Vance's case, heard behind closed doors before a grand jury, appears to be moving along, though.
According to US media, investigators from Vance's office recently interviewed employees of Deutsche Bank, which has long backed the former president and the Trump Organisation. They spoke to staff at Trump's insurance broker Aon, too.
The investigators have also interviewed Trump's former personal lawyer Michael Cohen, who received a three-year prison term after admitting making hush payments to the two alleged mistresses of Trump.
The ex-lawyer had testified to Congress that Trump and his company artificially inflated and devalued the worth of their assets to both obtain bank loans and reduce their taxes.
Threat of imprisonment
New York Attorney General Letitia James, a Democrat, is also investigating the allegations.
Her team interviewed one of Trump's sons, Eric Trump, under oath despite the opposition of Trump attorneys, and obtained documents on some of the family's properties.
Her investigation is a civil one, but she said recently that if she finds any evidence of criminal activity it will "change the posture of our case."
If Trump is ever convicted he would be at risk of imprisonment.

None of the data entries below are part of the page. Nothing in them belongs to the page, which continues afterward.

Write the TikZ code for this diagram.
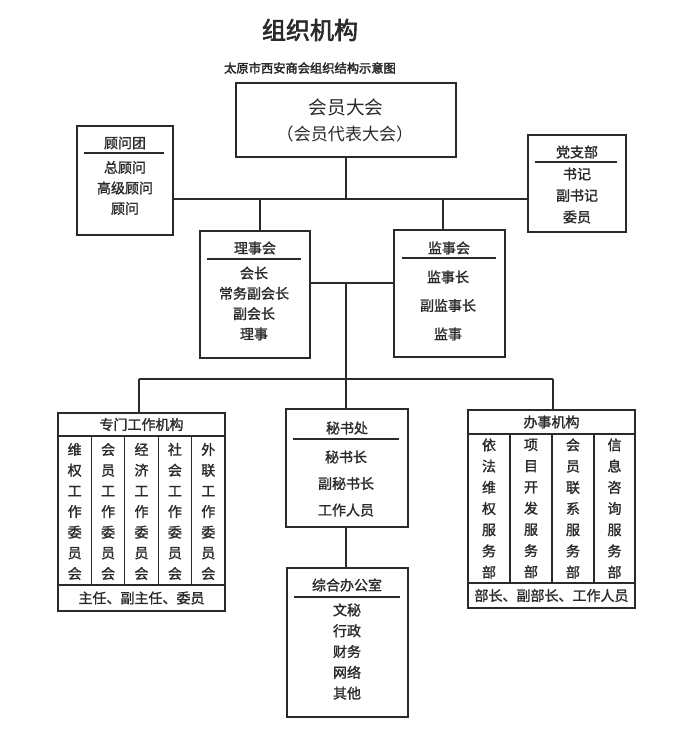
\documentclass[tikz,border=0pt]{standalone}
\usepackage{fontspec}
\newfontfamily\cjk{Noto Sans CJK SC}
\newfontfamily\cjkb[FakeBold=2.5]{Noto Sans CJK SC}
\newfontfamily\cjkm[FakeBold=1.4]{Noto Sans CJK SC}
\usetikzlibrary{fit}
\definecolor{ink}{HTML}{2A2A2A}
\begin{document}
\begin{tikzpicture}[x=0.75pt,y=-0.75pt,
  box/.style={draw=ink, line width=0.9pt, inner sep=0pt},
  ln/.style={draw=ink, line width=0.9pt},
  txt/.style={text=ink, inner sep=0pt, align=center, font=\cjkm\fontsize{10.5}{12}\selectfont},
  lst/.style={txt, font={\cjkm\fontsize{10.5}{#1}\selectfont}}]
\useasboundingbox[fill=white] (0,0) rectangle (700,729);

% titles
\node[txt, font=\cjkb\fontsize{18}{20}\selectfont] (title) at (310,30) {组织机构};
\node[txt, font=\cjkb\fontsize{9.2}{10}\selectfont] (subtitle) at (310,68) {太原市西安商会组织结构示意图};

% top box
\node[box, fit={(236,83) (456,157)}] (top) {};
\node[txt, font=\cjk\fontsize{14}{16}\selectfont] (top1) at (346,107) {会员大会};
\node[txt, font=\cjk\fontsize{12.8}{16}\selectfont] (top2) at (345,134) {（会员代表大会）};

% advisory
\node[box, fit={(77,126) (173,235)}] (gw) {};
\node[txt] (gwt) at (125,143) {顾问团};
\draw[ln] (84,153) -- (164,153);
\node[lst=15.4pt] (gwi) at (125,188) {总顾问\\高级顾问\\顾问};

% party branch
\node[box, fit={(528,135) (626,232)}] (dz) {};
\node[txt] (dzt) at (577,152) {党支部};
\draw[ln] (535,162) -- (617,162);
\node[lst=16.1pt] (dzi) at (577,195.5) {书记\\副书记\\委员};

% council
\node[box, fit={(200,231) (310,358)}] (ls) {};
\node[txt] (lst) at (255,248) {理事会};
\draw[ln] (207,259) -- (301,259);
\node[lst=15.2pt] (lsi) at (254,303.5) {会长\\常务副会长\\副会长\\理事};

% supervisory
\node[box, fit={(394,230) (505,357)}] (js) {};
\node[txt] (jst) at (449,248) {监事会};
\draw[ln] (402,258) -- (496,258);
\node[lst=21.4pt] (jsi) at (448,305.5) {监事长\\副监事长\\监事};

% special committees
\node[box, fit={(58,413) (225,611)}] (zm) {};
\node[txt] (zmt) at (141.5,424.5) {专门工作机构};
\draw[ln] (58,436) -- (225,436);
\draw[ln] (58,585) -- (225,585);
\foreach \xx in {91.4,124.8,158.2,191.6} \draw[ln] (\xx,436) -- (\xx,585);
\node[lst=15.5pt] (zm1) at (74.7,511.5) {维\\权\\工\\作\\委\\员\\会};
\node[lst=15.5pt] (zm2) at (108.1,511.5) {会\\员\\工\\作\\委\\员\\会};
\node[lst=15.5pt] (zm3) at (141.5,511.5) {经\\济\\工\\作\\委\\员\\会};
\node[lst=15.5pt] (zm4) at (174.9,511.5) {社\\会\\工\\作\\委\\员\\会};
\node[lst=15.5pt] (zm5) at (208.3,511.5) {外\\联\\工\\作\\委\\员\\会};
\node[txt] (zmb) at (141.5,598) {主任、副主任、委员};

% secretariat
\node[box, fit={(286,409) (408,527)}] (ms) {};
\node[txt] (mst) at (347,428) {秘书处};
\draw[ln] (293,439) -- (399,439);
\node[lst=19.9pt] (msi) at (346,483.5) {秘书长\\副秘书长\\工作人员};

% general office
\node[box, fit={(287,568) (408,717)}] (zh) {};
\node[txt] (zht) at (347,585) {综合办公室};
\draw[ln] (294,597) -- (400,597);
\node[lst=15.6pt] (zhi) at (347,651.5) {文秘\\行政\\财务\\网络\\其他};

% offices
\node[box, fit={(468,410) (635,608)}] (bs) {};
\node[txt] (bst) at (551.5,422) {办事机构};
\draw[ln] (468,434) -- (635,434);
\draw[ln] (468,583) -- (635,583);
\foreach \xx in {510,552,594} \draw[ln] (\xx,434) -- (\xx,583);
\node[lst=15.9pt] (bs1) at (489,508.5) {依\\法\\维\\权\\服\\务\\部};
\node[lst=15.9pt] (bs2) at (531,508.5) {项\\目\\开\\发\\服\\务\\部};
\node[lst=15.9pt] (bs3) at (573,508.5) {会\\员\\联\\系\\服\\务\\部};
\node[lst=15.9pt] (bs4) at (614.5,508.5) {信\\息\\咨\\询\\服\\务\\部};
\node[txt] (bsb) at (551.5,595.5) {部长、副部长、工作人员};

% connectors
\coordinate (j1) at (346,199);
\coordinate (c1) at (260,199);
\coordinate (c2) at (443,199);
\coordinate (j2) at (346,283);
\coordinate (j3) at (346,379);
\coordinate (d1) at (139,379);
\coordinate (d2) at (553,379);
\draw[ln] (top.south -| j1) -- (j1);
\draw[ln] (gw.east |- j1) -- (dz.west |- j1);
\draw[ln] (c1) -- (c1 |- ls.north);
\draw[ln] (c2) -- (c2 |- js.north);
\draw[ln] (ls.east |- j2) -- (js.west |- j2);
\draw[ln] (j2) -- (j3);
\draw[ln] (d1) -- (d2);
\draw[ln] (d1) -- (d1 |- zm.north);
\draw[ln] (j3) -- (j3 |- ms.north);
\draw[ln] (d2) -- (d2 |- bs.north);
\draw[ln] (ms.south -| j3) -- (j3 |- zh.north);
\end{tikzpicture}
\end{document}
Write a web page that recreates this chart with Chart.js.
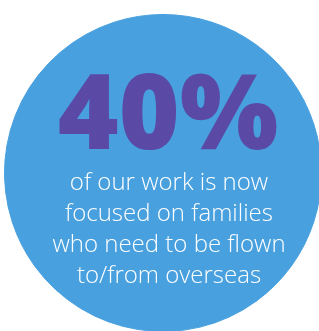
<!DOCTYPE html>
<html>
<head>
<meta charset="utf-8">
<script src="https://cdn.jsdelivr.net/npm/chart.js@4.4.1/dist/chart.umd.min.js"></script>
<style>
  html, body { margin: 0; padding: 0; background: #ffffff; overflow: hidden; }
  #wrap { position: relative; width: 319px; height: 331px; overflow: hidden; }
  canvas { position: absolute; left: 0; top: 0; }
</style>
</head>
<body>
<div id="wrap"><canvas id="blobChart" width="340" height="360"></canvas></div>
<script>
// share of the work, drawn as one blue disc (both slices the same colour)
const sliceLabels = ['Families flown to/from overseas', 'Other work'];
const sliceValues = [40, 60];

// texts on the disc
const headline = '40%';
const captionLines = [
    'of our work is now',
    'focused on families',
    'who need to be flown',
    'to/from overseas'
];

const discBlue = '#48a0df';
const headlinePurple = '#5a4aa6';

// draws the big number and the caption over the disc
const calloutText = {
    id: 'calloutText',
    afterDraw(chart) {
        const ctx = chart.ctx;
        ctx.save();
        ctx.textAlign = 'center';
        ctx.textBaseline = 'alphabetic';

        ctx.fillStyle = headlinePurple;
        ctx.font = '900 104px "Noto Sans", Inter, "DejaVu Sans", sans-serif';
        ctx.fillText(headline, 168, 149);

        ctx.fillStyle = '#ffffff';
        ctx.font = '300 24px "Open Sans", Lato, "Noto Sans", sans-serif';
        captionLines.forEach((line, i) => {
            ctx.fillText(line, 169, 190 + i * 31);
        });
        ctx.restore();
    }
};

const ctx = document.getElementById('blobChart').getContext('2d');

const blobChart = new Chart(ctx, {
    type: 'pie',
    data: {
        labels: sliceLabels,
        datasets: [{
            data: sliceValues,
            backgroundColor: [discBlue, discBlue],
            borderColor: discBlue,
            borderWidth: 1
        }]
    },
    options: {
        responsive: false,
        animation: false,
        events: [],
        rotation: 0,
        layout: {
            padding: { left: 4, right: 18, top: 14, bottom: 28 }
        },
        plugins: {
            legend: { display: false },
            tooltip: { enabled: false },
            title: { display: false }
        }
    },
    plugins: [calloutText]
});
</script>
</body>
</html>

Unlike federal offences, state convictions cannot be pardoned by the president.
And while Biden has vowed reconciliation with Republicans he would be highly unlikely to interfere in any criminal prosecution in any case.
Many Trump critics are delighted at the possibility that the 74-year-old might be charged, including activists at "Rise and Resist" who called for his imprisonment during a demonstration in New York in January.
However, prosecutors, aware of the volatility of the American political climate, may think twice before pursuing him, several lawyers told AFP.
"I don't think anyone is going to be jumping at it," said Daniel Richman, a former prosecutor and law professor at Columbia University.
"The last thing you want is for the process to be used as or perceived as being used as just another tool in a political operation."
'Risks to justice'
Roberta Kaplan, a lawyer who is leading three civil actions against Trump, says there are two schools of thought.
"I'm very much of the school that you don't refrain from doing justice out of a fear that if you do justice, it will inflame people," she said.
Kaplan believes that pursuing charges against Trump would uphold the principle that no one in the United States is above the law.
"In the long term, the risks are far too great not to establish these principles and to make sure that justice is done," she told AFP.
For Gloria Browne-Marshall, a law professor at The City University of New York, seeing Trump in the dock would constitute "a very logical denouement" to his time in office.
She envisions what she describes as the "Al Capone scenario," where the legendary 1920s gangster was convicted of tax evasion, not other more serious crimes he committed.
But even if an indictment is likely before Vance's term is up in October, Browne-Marshall has difficulty foreseeing a trial or sentence.
With millions of Trump supporters ready to fund his defence, he could counterattack with his own legal actions and drag the cases out for years, she said.
Prosecutors, who are elected and dependent on taxpayers' money, would have to mobilize a considerable war chest to indict him -- something they may not be willing to do.
Bennett Gershman, a former prosecutor and law professor at Pace University, also expects an indictment by Vance but envisages little more.
"If he were to face a jury it would be a circus. It would be something nobody has seen before," he said.